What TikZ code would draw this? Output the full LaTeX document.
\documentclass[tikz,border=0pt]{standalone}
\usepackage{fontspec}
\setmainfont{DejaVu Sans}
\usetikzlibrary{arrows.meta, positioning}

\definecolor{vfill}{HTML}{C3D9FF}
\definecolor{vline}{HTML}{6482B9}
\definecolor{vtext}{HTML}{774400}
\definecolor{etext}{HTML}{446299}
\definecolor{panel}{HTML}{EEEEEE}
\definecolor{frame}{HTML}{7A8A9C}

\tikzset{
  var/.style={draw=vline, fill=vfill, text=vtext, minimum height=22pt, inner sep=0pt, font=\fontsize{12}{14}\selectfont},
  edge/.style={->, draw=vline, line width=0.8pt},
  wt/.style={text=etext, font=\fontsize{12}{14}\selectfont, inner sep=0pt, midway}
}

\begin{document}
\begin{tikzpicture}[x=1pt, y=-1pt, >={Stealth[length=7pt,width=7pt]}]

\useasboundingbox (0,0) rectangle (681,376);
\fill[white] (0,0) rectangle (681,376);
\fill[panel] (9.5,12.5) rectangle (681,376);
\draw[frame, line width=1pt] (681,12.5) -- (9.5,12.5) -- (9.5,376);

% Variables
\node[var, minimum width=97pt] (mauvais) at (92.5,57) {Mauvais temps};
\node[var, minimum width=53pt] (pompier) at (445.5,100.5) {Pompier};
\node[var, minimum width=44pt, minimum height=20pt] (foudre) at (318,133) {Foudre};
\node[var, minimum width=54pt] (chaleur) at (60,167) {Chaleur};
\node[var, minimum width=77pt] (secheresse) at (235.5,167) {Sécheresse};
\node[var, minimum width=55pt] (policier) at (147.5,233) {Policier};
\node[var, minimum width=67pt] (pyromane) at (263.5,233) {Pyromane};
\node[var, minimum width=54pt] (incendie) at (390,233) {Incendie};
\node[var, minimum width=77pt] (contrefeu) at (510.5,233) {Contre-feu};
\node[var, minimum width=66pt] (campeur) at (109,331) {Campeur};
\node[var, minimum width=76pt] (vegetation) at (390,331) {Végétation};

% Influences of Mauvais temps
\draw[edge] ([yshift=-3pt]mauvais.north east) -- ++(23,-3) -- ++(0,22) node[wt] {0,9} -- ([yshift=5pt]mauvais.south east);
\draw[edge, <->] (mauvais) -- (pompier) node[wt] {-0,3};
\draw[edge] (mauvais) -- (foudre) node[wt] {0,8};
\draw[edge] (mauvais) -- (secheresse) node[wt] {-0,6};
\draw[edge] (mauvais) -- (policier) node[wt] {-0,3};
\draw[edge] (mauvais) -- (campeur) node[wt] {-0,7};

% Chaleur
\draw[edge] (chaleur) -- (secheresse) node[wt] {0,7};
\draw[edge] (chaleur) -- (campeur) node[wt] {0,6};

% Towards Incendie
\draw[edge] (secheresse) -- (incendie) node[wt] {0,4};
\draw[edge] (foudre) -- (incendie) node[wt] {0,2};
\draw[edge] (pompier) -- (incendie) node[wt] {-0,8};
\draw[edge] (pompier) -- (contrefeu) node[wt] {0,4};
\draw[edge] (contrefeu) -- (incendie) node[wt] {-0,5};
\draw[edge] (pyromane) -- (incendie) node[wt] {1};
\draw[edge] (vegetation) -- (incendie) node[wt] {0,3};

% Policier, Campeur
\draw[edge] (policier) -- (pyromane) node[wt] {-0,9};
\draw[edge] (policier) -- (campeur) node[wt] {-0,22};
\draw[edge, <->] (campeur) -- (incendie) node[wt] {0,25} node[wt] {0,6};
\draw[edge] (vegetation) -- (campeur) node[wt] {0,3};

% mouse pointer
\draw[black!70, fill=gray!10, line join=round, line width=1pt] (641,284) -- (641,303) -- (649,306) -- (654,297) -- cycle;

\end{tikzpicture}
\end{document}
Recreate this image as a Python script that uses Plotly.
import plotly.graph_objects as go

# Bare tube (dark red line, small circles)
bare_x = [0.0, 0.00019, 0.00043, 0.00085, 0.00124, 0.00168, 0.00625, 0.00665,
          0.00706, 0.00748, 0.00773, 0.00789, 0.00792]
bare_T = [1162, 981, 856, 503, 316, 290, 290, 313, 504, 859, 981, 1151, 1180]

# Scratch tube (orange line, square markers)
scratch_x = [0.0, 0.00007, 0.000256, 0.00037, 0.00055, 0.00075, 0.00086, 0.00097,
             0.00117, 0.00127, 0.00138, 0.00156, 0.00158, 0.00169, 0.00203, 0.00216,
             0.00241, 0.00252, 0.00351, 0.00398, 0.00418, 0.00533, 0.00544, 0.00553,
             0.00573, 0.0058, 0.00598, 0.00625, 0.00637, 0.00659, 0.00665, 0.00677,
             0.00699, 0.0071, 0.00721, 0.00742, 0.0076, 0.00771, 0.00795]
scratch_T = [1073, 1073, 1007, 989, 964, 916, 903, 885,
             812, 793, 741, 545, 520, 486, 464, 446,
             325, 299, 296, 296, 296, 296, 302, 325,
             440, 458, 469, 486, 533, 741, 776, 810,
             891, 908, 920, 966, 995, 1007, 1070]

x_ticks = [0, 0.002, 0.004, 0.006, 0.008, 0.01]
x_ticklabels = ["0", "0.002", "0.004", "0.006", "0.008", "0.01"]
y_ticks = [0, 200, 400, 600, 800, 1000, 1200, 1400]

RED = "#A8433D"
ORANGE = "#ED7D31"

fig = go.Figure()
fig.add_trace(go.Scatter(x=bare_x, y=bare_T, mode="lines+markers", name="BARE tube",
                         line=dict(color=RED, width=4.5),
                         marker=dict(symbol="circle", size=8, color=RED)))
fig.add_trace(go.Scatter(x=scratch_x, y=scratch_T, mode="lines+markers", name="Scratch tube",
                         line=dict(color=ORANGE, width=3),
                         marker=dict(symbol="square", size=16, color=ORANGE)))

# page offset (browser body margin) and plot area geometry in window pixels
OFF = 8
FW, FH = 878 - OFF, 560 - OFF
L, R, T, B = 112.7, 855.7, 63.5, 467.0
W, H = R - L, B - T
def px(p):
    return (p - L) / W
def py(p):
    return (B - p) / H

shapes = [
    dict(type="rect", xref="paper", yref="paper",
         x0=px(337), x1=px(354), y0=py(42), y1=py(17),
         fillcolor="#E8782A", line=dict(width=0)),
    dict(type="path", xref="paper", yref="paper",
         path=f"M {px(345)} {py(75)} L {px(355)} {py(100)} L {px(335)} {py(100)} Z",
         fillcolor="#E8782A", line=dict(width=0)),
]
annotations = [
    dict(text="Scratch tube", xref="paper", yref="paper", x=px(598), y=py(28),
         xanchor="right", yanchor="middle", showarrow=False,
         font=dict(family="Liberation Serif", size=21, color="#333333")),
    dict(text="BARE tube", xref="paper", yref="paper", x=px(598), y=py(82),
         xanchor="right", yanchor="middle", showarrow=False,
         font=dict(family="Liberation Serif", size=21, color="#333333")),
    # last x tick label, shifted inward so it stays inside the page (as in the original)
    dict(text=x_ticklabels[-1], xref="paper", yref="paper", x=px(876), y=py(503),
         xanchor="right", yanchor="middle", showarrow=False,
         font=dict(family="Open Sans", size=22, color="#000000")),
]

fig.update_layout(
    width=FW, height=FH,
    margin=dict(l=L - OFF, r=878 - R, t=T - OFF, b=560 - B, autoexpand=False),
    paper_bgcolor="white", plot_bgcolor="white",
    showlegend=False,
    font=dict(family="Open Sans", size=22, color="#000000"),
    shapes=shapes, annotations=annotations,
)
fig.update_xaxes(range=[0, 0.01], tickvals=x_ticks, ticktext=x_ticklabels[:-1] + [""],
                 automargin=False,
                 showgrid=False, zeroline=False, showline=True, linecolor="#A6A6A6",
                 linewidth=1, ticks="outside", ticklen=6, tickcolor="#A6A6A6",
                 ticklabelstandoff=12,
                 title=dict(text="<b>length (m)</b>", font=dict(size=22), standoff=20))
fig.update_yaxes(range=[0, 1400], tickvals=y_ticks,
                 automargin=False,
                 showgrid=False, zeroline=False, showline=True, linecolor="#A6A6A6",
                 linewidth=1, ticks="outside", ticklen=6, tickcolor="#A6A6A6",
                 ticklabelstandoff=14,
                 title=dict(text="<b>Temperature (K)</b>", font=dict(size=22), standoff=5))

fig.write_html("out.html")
◆ ◆ ◆ ◆ ◆
> [Exercise description]: Find every line that has "this" in it, then return those lines.

> [Output below]:
What TikZ code would draw this? Output the full LaTeX document.
Recreate this image as a Python script that uses Plotly.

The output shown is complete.